Techno-economics of strategies to valorise off-streams from the iron and steel industry

The iron and steel industry ranks among the largest contributors to industrial carbon emissions, posing significant challenges to environmental sustainability. Carbon capture technologies are constantly improving. However, the necessity of infrastructures for transporting and storing compressed gas poses a significant challenge in CO2 sequestration. This thesis aims to analyse a possible solution to valorise the CO2-rich off-streams from the iron and steel industry. The solution consists of the methanation of CO2 and the subsequent pyrolysis of CH4 to obtain solid carbon. Carbon component inside the blast furnace gases is captured in such a way as to be stored or reutilised inside a blast furnace as carbon coke. The overall process balances and layouts are evaluated using the Aspen Plus® process simulator, focusing on heat integration among process units and streams. The process was designed for a medium-scale steel manufacturing facility producing 3.242 Mthm/yr. The process can produce 239.1 kg/thm of solid carbon, needing a make-up of 1,661 Nm3/thm of H2. An economic analysis is introduced to assess the schemes’ profitability through different economic indices, particularly the effect of different locations and raw material costs. The process is studied considering an internal return rate IRR of 25% and a discounted payback period DPBP of 6.19 years. Considering current technologies, the carbon selling price would be 5.270 $/kg, making the solution not profitable when compared to current market prices.

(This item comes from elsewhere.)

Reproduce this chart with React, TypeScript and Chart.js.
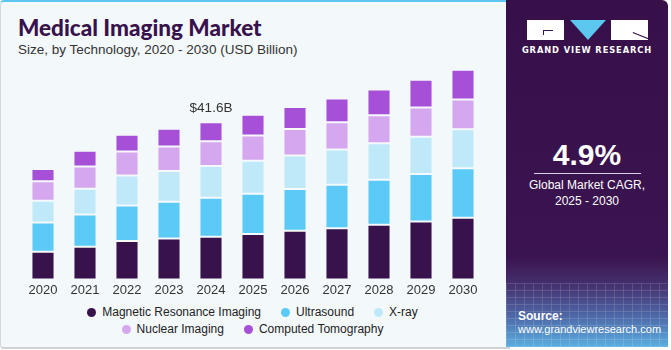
import React, { useEffect, useRef } from "react";
import { Chart, registerables } from "chart.js";

Chart.register(...registerables);

const years = ["2020", "2021", "2022", "2023", "2024", "2025", "2026", "2027", "2028", "2029", "2030"];
const mri = [7.33, 8.66, 10.17, 10.78, 11.3, 12.03, 12.83, 13.55, 14.42, 15.3, 16.28];
const ultrasound = [7.7, 8.5, 9.38, 9.74, 10.3, 10.62, 11.08, 11.5, 11.95, 12.59, 13.1];
const xray = [5.76, 6.82, 7.88, 8.15, 8.4, 8.68, 8.84, 9.3, 9.64, 9.83, 10.28];
const nuclear = [5.13, 5.84, 6.37, 6.45, 6.5, 6.72, 6.98, 7.17, 7.36, 7.7, 7.89];
const ct = [3.29, 4.17, 4.43, 4.7, 5.05, 5.5, 5.84, 6.29, 6.83, 7.33, 7.86];

const seriesNames = ["Magnetic Resonance Imaging", "Ultrasound", "X-ray", "Nuclear Imaging", "Computed Tomography"];
const seriesColors = ["#38124b", "#5ccaf6", "#bfe9f9", "#d5a7ee", "#a650d8"];
const annotationIndex = 4;
const annotationText = "$41.6B";

const FONT = "'Liberation Sans', Arial, sans-serif";

const annotationPlugin = {
  id: "annot",
  afterDatasetsDraw(chart: any) {
    const last = chart.getDatasetMeta(chart.data.datasets.length - 1);
    const el = last.data[annotationIndex];
    if (!el) return;
    const ctx = chart.ctx;
    ctx.save();
    ctx.font = `13.5px ${FONT}`;
    ctx.fillStyle = "#333333";
    ctx.textAlign = "center";
    ctx.textBaseline = "middle";
    ctx.fillText(annotationText, el.x, el.y - 14);
    ctx.restore();
  },
};

function BarChart() {
  const ref = useRef<HTMLCanvasElement>(null);
  useEffect(() => {
    if (!ref.current) return;
    const data = [mri, ultrasound, xray, nuclear, ct];
    const chart = new Chart(ref.current, {
      type: "bar",
      data: {
        labels: years,
        datasets: data.map((d, i) => ({
          label: seriesNames[i],
          data: d,
          backgroundColor: seriesColors[i],
          borderColor: "rgba(255,255,255,0.35)",
          borderWidth: 1,
          borderSkipped: false,
          barPercentage: 0.55,
          categoryPercentage: 1,
        })),
      },
      options: {
        responsive: false,
        devicePixelRatio: 1,
        animation: false,
        layout: { padding: { left: 22, right: 21, top: 12.4, bottom: 1 } },
        plugins: { legend: { display: false }, tooltip: { enabled: false } },
        scales: {
          x: {
            stacked: true,
            grid: { display: false, drawTicks: false },
            border: { display: false },
            ticks: { color: "#333333", font: { size: 13, family: FONT }, padding: 3 },
          },
          y: {
            stacked: true,
            display: false,
            min: 0,
            max: 60,
          },
        },
      },
      plugins: [annotationPlugin],
    });
    return () => chart.destroy();
  }, []);
  return <canvas ref={ref} width={505} height={262} style={{ position: "absolute", left: 0, top: 40, width: 505, height: 262 }} />;
}

function LegendItem({ name, color }: { name: string; color: string }) {
  return (
    <div style={{ display: "flex", alignItems: "center", marginRight: 20 }}>
      <span style={{ width: 9, height: 9, borderRadius: "50%", background: color, display: "inline-block", marginRight: 6 }} />
      <span>{name}</span>
    </div>
  );
}

export default function App() {
  const rows = [[0, 1, 2], [3, 4]];
  return (
    <div style={{ position: "fixed", left: 0, top: 0, width: 671, height: 350, background: "#ffffff", overflow: "hidden", fontFamily: FONT }}>
      <div style={{ position: "absolute", left: 0, top: 0, width: 510, height: 349, background: "#f3f8fb", borderTop: "2px solid #5cc8f0", borderLeft: "1px solid #d6d9dc", borderBottom: "2px solid #cfd2d5", borderRadius: "4px 0 0 4px", boxSizing: "border-box" }} />
      <div style={{ position: "absolute", left: 18, top: 14, fontFamily: "Lato, sans-serif", fontWeight: 900, fontSize: 22.5, color: "#38124b", whiteSpace: "nowrap", lineHeight: "27px" }}>Medical Imaging Market</div>
      <div style={{ position: "absolute", left: 18, top: 41, fontSize: 13.5, color: "#333333", whiteSpace: "nowrap", lineHeight: "18px" }}>Size, by Technology, 2020 - 2030 (USD Billion)</div>
      <BarChart />
      <div style={{ position: "absolute", left: 0, top: 304, width: 505, fontSize: 12, color: "#222222" }}>
        {rows.map((r, ri) => (
          <div key={ri} style={{ display: "flex", justifyContent: "center", height: 17, lineHeight: "17px", paddingLeft: 20 }}>
            {r.map((i) => <LegendItem key={i} name={seriesNames[i]} color={seriesColors[i]} />)}
          </div>
        ))}
      </div>
      {/* Right panel */}
      <div style={{ position: "absolute", left: 506, top: 0, width: 162, height: 347, borderRadius: "0 6px 0 0", overflow: "hidden", background: "linear-gradient(180deg, #37104a 0%, #3a1450 74%, #45306e 82%, #4d60a0 90%, #5aaee0 100%)" }}>
        <div style={{ position: "absolute", left: 0, top: 283, width: 162, height: 64, opacity: 0.22, backgroundImage: "repeating-linear-gradient(90deg, rgba(255,255,255,0.6) 0 1px, transparent 1px 9px), repeating-linear-gradient(0deg, rgba(255,255,255,0.6) 0 1px, transparent 1px 7px)" }} />
        {/* logo */}
        <div style={{ position: "absolute", left: 21, top: 20, width: 37, height: 20, background: "#ffffff" }}>
          <div style={{ position: "absolute", left: 16, top: 10, width: 10, height: 1, background: "#38124b" }} />
          <div style={{ position: "absolute", left: 16, top: 10, width: 1, height: 5, background: "#38124b" }} />
        </div>
        <div style={{ position: "absolute", left: 64, top: 20, width: 0, height: 0, borderLeft: "18px solid transparent", borderRight: "18px solid transparent", borderTop: "20px solid #5cc8f0" }} />
        <div style={{ position: "absolute", left: 105, top: 20, width: 37, height: 20, background: "#ffffff", overflow: "hidden" }}>
          <div style={{ position: "absolute", left: 22, top: 12, width: 17, height: 1, background: "#38124b", transform: "rotate(22deg)", transformOrigin: "0 0" }} />
        </div>
        <div style={{ position: "absolute", left: 0, top: 45, width: 162, textAlign: "center", color: "#ffffff", fontSize: 8.3, fontWeight: 700, letterSpacing: 0.9, fontFamily: "'DejaVu Sans', sans-serif" }}>GRAND VIEW RESEARCH</div>
        <div style={{ position: "absolute", left: 0, top: 137, width: 162, textAlign: "center", color: "#ffffff", fontSize: 30, fontWeight: 700, lineHeight: "36px" }}>4.9%</div>
        <div style={{ position: "absolute", left: 28, top: 173, width: 107, height: 1, background: "#d8d0e0" }} />
        <div style={{ position: "absolute", left: 0, top: 177, width: 162, textAlign: "center", color: "#ffffff", fontSize: 12, lineHeight: "16px" }}>Global Market CAGR,<br />2025 - 2030</div>
        <div style={{ position: "absolute", left: 12, top: 309, color: "#ffffff", fontSize: 12, fontWeight: 700, lineHeight: "15px" }}>Source:</div>
        <div style={{ position: "absolute", left: 12, top: 322, color: "#ffffff", fontSize: 11, lineHeight: "15px", whiteSpace: "nowrap" }}>www.grandviewresearch.com</div>
      </div>
    </div>
  );
}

Considering that future improvements in hydrolysis technologies could reduce the H2 cost, and carbon taxation could incentivise low-carbon emitting solutions, the process would be able to produce solid carbon at 1.184 $/kg, deeming the solution profitable in potential future scenarios. Considering only the CO2 methanation decoupled from the pyrolysis section to produce CH4 from CO2 and H2 is not profitable since CH4 produced this way can be sold in the most optimistic scenario at 0.503 $/Nm3, which is higher than the current selling price of CH4 in Europe and United States.